I love that some of the things we are nervous about are often the things we get the most pleasure out of accomplishing. It was exciting and fun and scary -- and I learned about communicating with the audience in a way I had never experienced before. And I've got a lot more to learn.

Thursday, October 16, 2008

Hot sexy fear

Okay, it's really just fear, but my friend and fellow blogger Sybil told me today that if you add the word "sexy" to a blog post you have more chance of it being read by a greater number of people. And "hot sexy" should really pump up the readership.

Fear..."an unpleasant emotion caused by the nearness of danger or unexpected pain." Public speaking is very high on the list of things people fear. I can think of many things that are much worse, but actually performing in public has always been one of my fears. So why am I doing this? I don't know really. There seems to be something inside me that wants to perform. I love getting laughs. Maybe it comes from a sick place, the part of me that always tried to get my mother to laugh. But I also love it. As Sybil said when she performed recently and got the loudest, most unbelievable laugh, it was truly one of the greatest feelings she's ever had. And I guess it's why performers, comedians, anyone who risks public humiliation take that chance. For that feeling.

"Acting is making a fool of yourself." James Gandolfini

"I would hate not to be scared of doing something...not taking a risk." Alicia Keyes

I found those two quotes recently and I keep remembering them. So I make a fool of myself. Big deal. At least I'm not running for Vice President.

The fear comes and goes. Sometimes I feel perfectly fine, but then I remember that I have actually invited people to come to the show and some of them might actually appear and that scares me. Last time we did the show we were just reading our scripts, this time we have to memorize them. I have often had a nightmare that I stand up in front of an audience and I can't remember a single word (and I'm naked.)

So anyway, it helps to write about it. I was taking a bath just now and I thought, I'll write something about the fear and maybe it will dissipate. It has, a little. But probably at five a.m. it will return. It isn't bad enough that the world is in economic freefall and we have a very close election coming up and if McCain wins I will probably have to go on some kind of drug?

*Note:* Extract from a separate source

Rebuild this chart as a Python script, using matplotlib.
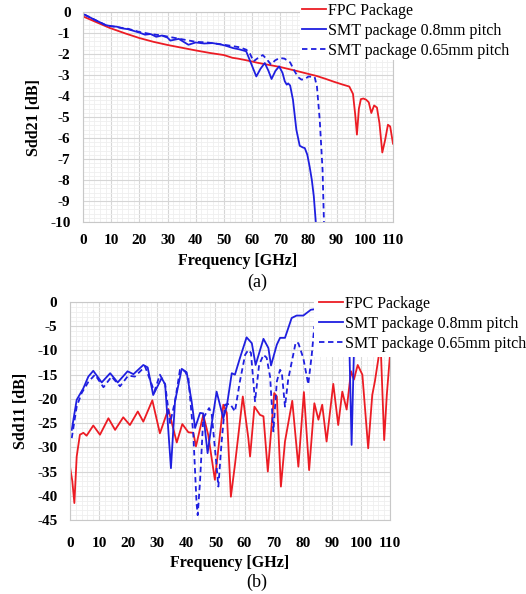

Why? Why me? Why now? Why laughs? Why can't I be satisfied with a nice walk in the park and a good book? Any time you try something risky, you're going to be afraid. And the only way to get over the fear is to go through it.

I hate that.

Wednesday, September 3, 2008

The Next Performance

Well, it looks like there will be another performance coming up in the fall. Matt just contacted us about our Level 3 workshop, which requires us to produce probably three nights of performances, with Matt as our director and us (Jake, Shawn, Karen and me) as the producers. We are all women, despite the names and we may have a woman singer as well. Fortunately, everyone has had some experience with production and I think (I know) we will be able to pull it all together. The hard part for me is that now we have to memorize our monologues and I have that horrible fear of getting on the stage and forgetting every line. I've had numerous dreams about that happening to me over the years and Chris Durang wrote a very funny play about that called "The Actor's Nightmare" which I better not re-read.

So - I will be making another kind of debut of sorts (no script) in a small-ish theater on 37th Street sometime in October or early November. And that is very exciting! And I hope I can lose at least ten pounds and find contact lenses that are comfortable before then. It's fun to have something exciting to focus on, especially since this election is really getting to me.